The Element Encyclopedia of Witchcraft: The Complete A-Z for the Entire Magical World - Judika Illes 2005
Calendar of Revelry and Sacred Days
Russian Midsummer’s Eve, Ivan Kupalo, is the day to regenerate human sexuality and fertility. Ivan Kupalo is a magical time for witches, sorcerers, shape-shifters, and household (and other) spirits. It’s a time for gathering magical and medicinal herbs. For maximum power, the morning dew should still cling to the botanicals. On the night of Ivan Kupalo, it’s believed that witches traverse the land, lighting the darkness with their magical fires. They make trees talk and put silver into water.

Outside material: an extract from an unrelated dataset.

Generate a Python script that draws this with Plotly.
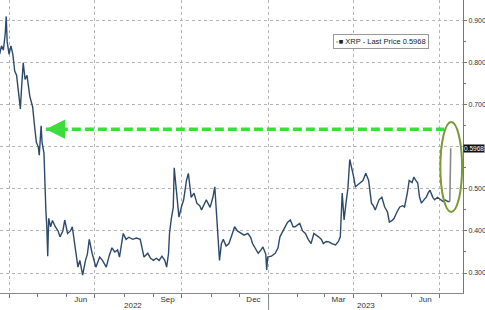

Who is Ivan Kupalo? Good question. “Ivan” is the Slavic version of “John” and refers to John the Baptist; tacit acknowledgement that, officially at least, this is St John’s Eve. The word “kupalo” is described as deriving from kupat “to bathe.” However, Kupala is also the ancient Slavic spirit of water, magic, and fertility. Midsummer’s Eve, the summer solstice, is her sacred day. The festival of St John the Baptist was superimposed over her day, which features ritual bathing as well as magical bonfires. (His associations with baptism, the holy, magical, and cleansing powers of water, lend themselves to a Pagan water festival.) The festival, even one that remained as stubbornly pagan as Ivan Kupalo, was more acceptable if it bore a man’s name.
Ivan Kupalo, like other Midsummer’s Eve festivities, celebrates the marriage of fire with water, male with female, and the subsequent bounties of Earth. Ivan Kupalo marks the consummation of Earth’s marriage with the Sun. They are never closer than today. To preserve and partake of this energy, people celebrate sexual union, too.
The oldest written report of the festival of Ivan Kupalo comes from twelfth-century Russian Church chronicles, which describe girls dressed as brides who are taken to the river to dance and jump, worship Kupala, tell fortunes and bring sacred river water back to villages to sprinkle over houses and possessions. Bonfires were lit at night and villagers jumped over them.
A Midsummer’s doll is made and decorated with branches and flowers. A girl is designated to represent Kupala. Holding the doll, she leads others, both male and female, to jump over the bonfires. With variations, this tradition is common to all areas with strong Slavic influence.
Fear of witchcraft is demonstrated too—the fear that some have secret knowledge that enables them to make private use of magical energy for personal (and perhaps selfish) benefit. In Belorussia, Baba Yaga is accused of leading witches, her devotees, in rituals that siphon solar energy into private magical fires during Ivan Kupalo.